## START

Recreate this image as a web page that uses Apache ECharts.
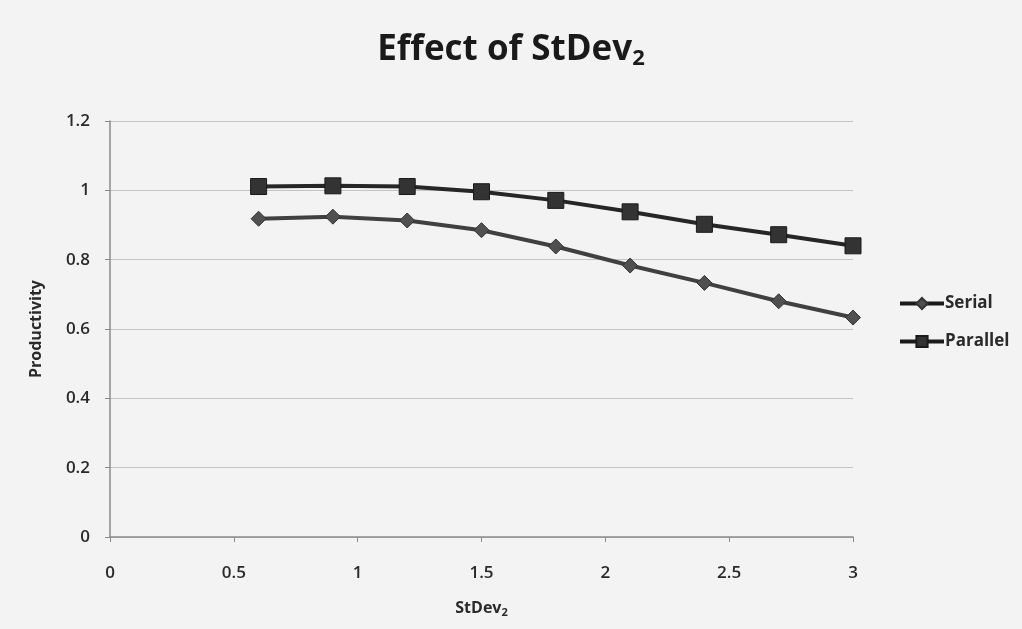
<!DOCTYPE html>
<html>
<head>
<meta charset="utf-8">
<script src="https://cdn.jsdelivr.net/npm/echarts@6/dist/echarts.min.js"></script>
<style>
  html, body { margin: 0; padding: 0; background: #f3f3f3; }
  #chart { width: 1022px; height: 629px; }
</style>
</head>
<body>
<div id="chart"></div>
<script>
// StDev2 settings on the horizontal axis
const stdev2 = [0.6, 0.9, 1.2, 1.5, 1.8, 2.1, 2.4, 2.7, 3.0];
// Productivity for each configuration
const serial = [0.918, 0.924, 0.913, 0.885, 0.838, 0.783, 0.733, 0.680, 0.633];
const parallel = [1.011, 1.013, 1.011, 0.996, 0.971, 0.938, 0.902, 0.872, 0.840];

const font = '"Open Sans", "Liberation Sans", sans-serif';
const diamond = 'path://M0,-1L1,0L0,1L-1,0Z';

const pairs = (xs, ys) => xs.map((x, i) => [x, ys[i]]);

const chart = echarts.init(document.getElementById('chart'));
chart.setOption({
  backgroundColor: '#f3f3f3',
  animation: false,
  title: {
    text: 'Effect of StDev{sub|2}',
    left: 'center',
    top: 25,
    textStyle: {
      fontFamily: font, fontSize: 35, fontWeight: 'bold', color: '#1a1a1a',
      rich: {
        sub: { fontFamily: font, fontSize: 22, fontWeight: 'bold', color: '#1a1a1a', padding: [18, 0, 0, 0] }
      }
    }
  },
  grid: { left: 110, right: 169, top: 121, bottom: 92, containLabel: false },
  legend: {
    orient: 'vertical',
    left: 893,
    top: 290,
    itemWidth: 44,
    itemHeight: 14,
    itemGap: 21,
    lineStyle: { width: 4, color: '#1a1a1a' },
    textStyle: { fontFamily: font, fontSize: 17, fontWeight: 'bold', color: '#2a2a2a', padding: [0, 0, 0, -4] },
    data: ['Serial', 'Parallel']
  },
  xAxis: {
    type: 'value',
    min: 0, max: 3, interval: 0.5,
    name: 'StDev{sub|2}',
    nameLocation: 'middle',
    nameGap: 62,
    nameTextStyle: {
      fontFamily: font, fontSize: 16, fontWeight: 'bold', color: '#2a2a2a',
      rich: { sub: { fontFamily: font, fontSize: 11, fontWeight: 'bold', color: '#2a2a2a', padding: [8, 0, 0, 0] } }
    },
    axisLine: { show: true, lineStyle: { color: '#8a8a8a', width: 1.5 } },
    axisTick: { show: true, inside: false, length: 5, lineStyle: { color: '#8a8a8a' } },
    axisLabel: { fontFamily: font, fontSize: 17, fontWeight: 600, color: '#2a2a2a', margin: 28 },
    splitLine: { show: false }
  },
  yAxis: {
    type: 'value',
    min: 0, max: 1.2, interval: 0.2,
    name: 'Productivity',
    nameLocation: 'middle',
    nameGap: 66,
    nameTextStyle: { fontFamily: font, fontSize: 16, fontWeight: 'bold', color: '#2a2a2a' },
    axisLine: { show: true, lineStyle: { color: '#8a8a8a', width: 1.5 } },
    axisTick: { show: true, inside: false, length: 5, lineStyle: { color: '#8a8a8a' } },
    axisLabel: { fontFamily: font, fontSize: 17, fontWeight: 600, color: '#2a2a2a', margin: 20 },
    splitLine: { show: true, lineStyle: { color: '#c4c4c4', width: 1 } }
  },
  series: [
    {
      name: 'Serial',
      type: 'line',
      data: pairs(stdev2, serial),
      symbol: diamond,
      symbolSize: 15,
      lineStyle: { color: '#404040', width: 4 },
      itemStyle: { color: '#505050', borderColor: '#333', borderWidth: 1 },
      z: 3
    },
    {
      name: 'Parallel',
      type: 'line',
      data: pairs(stdev2, parallel),
      symbol: 'rect',
      symbolSize: 16,
      lineStyle: { color: '#262626', width: 4 },
      itemStyle: { color: '#333', borderColor: '#1a1a1a', borderWidth: 1 },
      z: 4
    }
  ]
});
</script>
</body>
</html>
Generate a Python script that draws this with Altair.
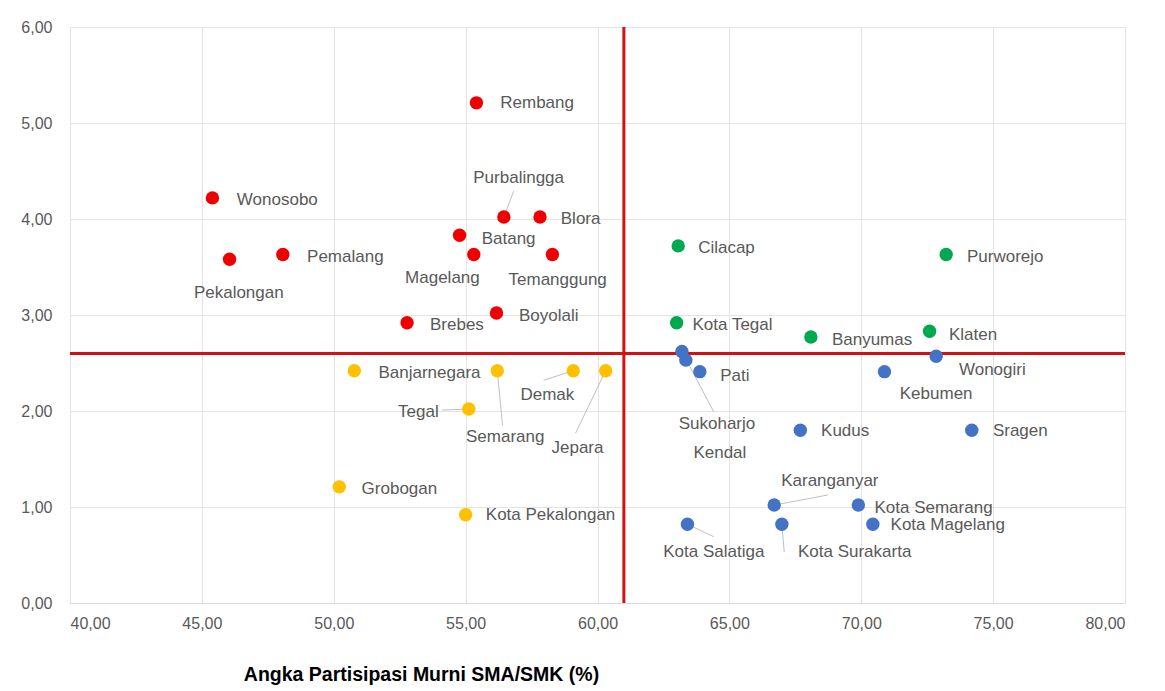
import altair as alt
import pandas as pd

# ---- data ----
names = ["Rembang", "Wonosobo", "Pemalang", "Pekalongan", "Purbalingga", "Blora",
         "Batang", "Magelang", "Temanggung", "Brebes", "Boyolali",
         "Cilacap", "Purworejo", "Kota Tegal", "Banyumas", "Klaten",
         "Sukoharjo", "Kendal", "Pati", "Wonogiri", "Kebumen", "Kudus", "Sragen",
         "Karanganyar", "Kota Semarang", "Kota Salatiga", "Kota Surakarta", "Kota Magelang",
         "Banjarnegara", "Semarang", "Demak", "Jepara", "Tegal", "Grobogan", "Kota Pekalongan"]

apm_sma = [55.41, 45.40, 48.07, 46.05, 56.45, 57.82,
           54.77, 55.31, 58.29, 52.78, 56.17,
           63.06, 73.22, 63.00, 68.09, 72.59,
           63.20, 63.35, 63.88, 72.84, 70.88, 67.69, 74.19,
           66.70, 69.89, 63.41, 66.99, 70.44,
           50.78, 56.20, 59.08, 60.31, 55.12, 50.21, 55.00]

y_values = [5.21, 4.22, 3.63, 3.58, 4.02, 4.02,
            3.83, 3.63, 3.63, 2.92, 3.02,
            3.72, 3.63, 2.92, 2.77, 2.83,
            2.62, 2.53, 2.41, 2.57, 2.41, 1.80, 1.80,
            1.02, 1.02, 0.82, 0.82, 0.82,
            2.42, 2.42, 2.42, 2.42, 2.02, 1.21, 0.92]

groups = (["I"] * 11) + (["II"] * 5) + (["III"] * 12) + (["IV"] * 7)

# label anchor (centre of text) in axis units
label_x = [57.71, 47.86, 50.44, 46.40, 57.01, 59.36,
           56.63, 54.12, 58.49, 54.67, 58.15,
           64.89, 75.46, 65.12, 70.41, 74.24,
           64.53, 64.64, 65.21, 74.97, 72.84, 69.39, 76.03,
           68.81, 72.74, 64.41, 69.75, 73.28,
           53.63, 56.50, 58.10, 59.24, 53.21, 52.49, 58.22]
label_y = [5.21, 4.20, 3.60, 3.23, 4.43, 4.00,
           3.79, 3.39, 3.36, 2.90, 2.99,
           3.70, 3.60, 2.90, 2.74, 2.79,
           1.86, 1.56, 2.36, 2.43, 2.18, 1.79, 1.79,
           1.27, 0.99, 0.53, 0.53, 0.81,
           2.40, 1.73, 2.17, 1.61, 1.99, 1.19, 0.92]

# leader lines (from point to label)
leader_names = ["Purbalingga", "Sukoharjo", "Semarang", "Demak", "Jepara", "Tegal",
                "Karanganyar", "Kota Salatiga", "Kota Surakarta"]
leader_end_x = [56.82, 64.41, 56.40, 57.96, 59.17, 54.11, 68.73, 64.41, 67.08]
leader_end_y = [4.29, 1.99, 1.85, 2.32, 1.77, 2.01, 1.125, 0.69, 0.53]

ref_x = [61.0]
ref_y = [2.6]

x_ticks = [40, 45, 50, 55, 60, 65, 70, 75, 80]
y_ticks = [0, 1, 2, 3, 4, 5, 6]

group_domain = ["I", "II", "III", "IV"]
group_colors = ["#EE0000", "#00A84F", "#4472C4", "#FFC000"]

# ---- tables ----
df = pd.DataFrame({"nama": names, "apm": apm_sma, "nilai": y_values, "grup": groups,
                   "lx": label_x, "ly": label_y})
lead = pd.DataFrame({"nama": leader_names, "ex": leader_end_x, "ey": leader_end_y})
lead = lead.merge(df[["nama", "apm", "nilai"]], on="nama")

fmt = "replace(format(datum.value, '.2f'), '.', ',')"
xscale = alt.Scale(domain=[40, 80], nice=False, zero=False)
yscale = alt.Scale(domain=[0, 6], nice=False, zero=True)

xaxis = alt.Axis(values=x_ticks, labelExpr=fmt, ticks=False, grid=True,
                 gridColor="#E3E3E3", domainColor="#D9D9D9", labelColor="#595959",
                 labelFontSize=16, labelFont="Liberation Sans", labelPadding=12,
                 title="Angka Partisipasi Murni  SMA/SMK (%)",
                 titleFont="Liberation Sans",
                 titleFontSize=19.5, titleFontWeight="bold", titleColor="#000000",
                 titleX=351, titleY=77, titleAlign="center", titleBaseline="alphabetic")
yaxis = alt.Axis(values=y_ticks, labelExpr=fmt, ticks=False, grid=True,
                 gridColor="#E3E3E3", domain=False, labelColor="#595959",
                 labelFontSize=16, labelFont="Liberation Sans", labelPadding=18,
                 minExtent=52, maxExtent=52, title=None)

base = alt.Chart(df)

points_axes = base.mark_circle(size=180, opacity=1).encode(
    x=alt.X("apm:Q", scale=xscale, axis=xaxis),
    y=alt.Y("nilai:Q", scale=yscale, axis=yaxis),
    color=alt.Color("grup:N", scale=alt.Scale(domain=group_domain, range=group_colors),
                    legend=None),
    tooltip=["nama", "apm", "nilai"],
)

vline = alt.Chart(pd.DataFrame({"x": ref_x})).mark_rule(color="#D41010", strokeWidth=3).encode(
    x=alt.X("x:Q", scale=xscale))
hline = alt.Chart(pd.DataFrame({"y": ref_y})).mark_rule(color="#D41010", strokeWidth=3).encode(
    y=alt.Y("y:Q", scale=yscale))

leaders = alt.Chart(lead).mark_rule(color="#BFBFBF", strokeWidth=1).encode(
    x=alt.X("apm:Q", scale=xscale), y=alt.Y("nilai:Q", scale=yscale),
    x2="ex:Q", y2="ey:Q")

labels = base.mark_text(align="center", baseline="middle", fontSize=17,
                        font="Liberation Sans", color="#595959").encode(
    x=alt.X("lx:Q", scale=xscale), y=alt.Y("ly:Q", scale=yscale), text="nama:N")

chart = alt.layer(vline, hline, leaders, points_axes, labels).properties(
    width=1055, height=576,
    padding={"left": 10, "top": 11, "right": 30, "bottom": 5},
).configure_view(stroke=None).configure(background="#FFFFFF")

chart.save("out.html", embed_options={"renderer": "svg", "actions": False})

## END

## [WHAT YOU SHOULD DO]
Return exactly the lines from the one with "Generate a Python" to the one with "50.78, 56.20, 59.08, 60.31, 55.12, 50.21, 55.00]", both ends kept, and only those. Images are left out.

## [OUTPUT OF THE EXERCISE]
Generate a Python script that draws this with Altair.
import altair as alt
import pandas as pd

# ---- data ----
names = ["Rembang", "Wonosobo", "Pemalang", "Pekalongan", "Purbalingga", "Blora",
         "Batang", "Magelang", "Temanggung", "Brebes", "Boyolali",
         "Cilacap", "Purworejo", "Kota Tegal", "Banyumas", "Klaten",
         "Sukoharjo", "Kendal", "Pati", "Wonogiri", "Kebumen", "Kudus", "Sragen",
         "Karanganyar", "Kota Semarang", "Kota Salatiga", "Kota Surakarta", "Kota Magelang",
         "Banjarnegara", "Semarang", "Demak", "Jepara", "Tegal", "Grobogan", "Kota Pekalongan"]

apm_sma = [55.41, 45.40, 48.07, 46.05, 56.45, 57.82,
           54.77, 55.31, 58.29, 52.78, 56.17,
           63.06, 73.22, 63.00, 68.09, 72.59,
           63.20, 63.35, 63.88, 72.84, 70.88, 67.69, 74.19,
           66.70, 69.89, 63.41, 66.99, 70.44,
           50.78, 56.20, 59.08, 60.31, 55.12, 50.21, 55.00]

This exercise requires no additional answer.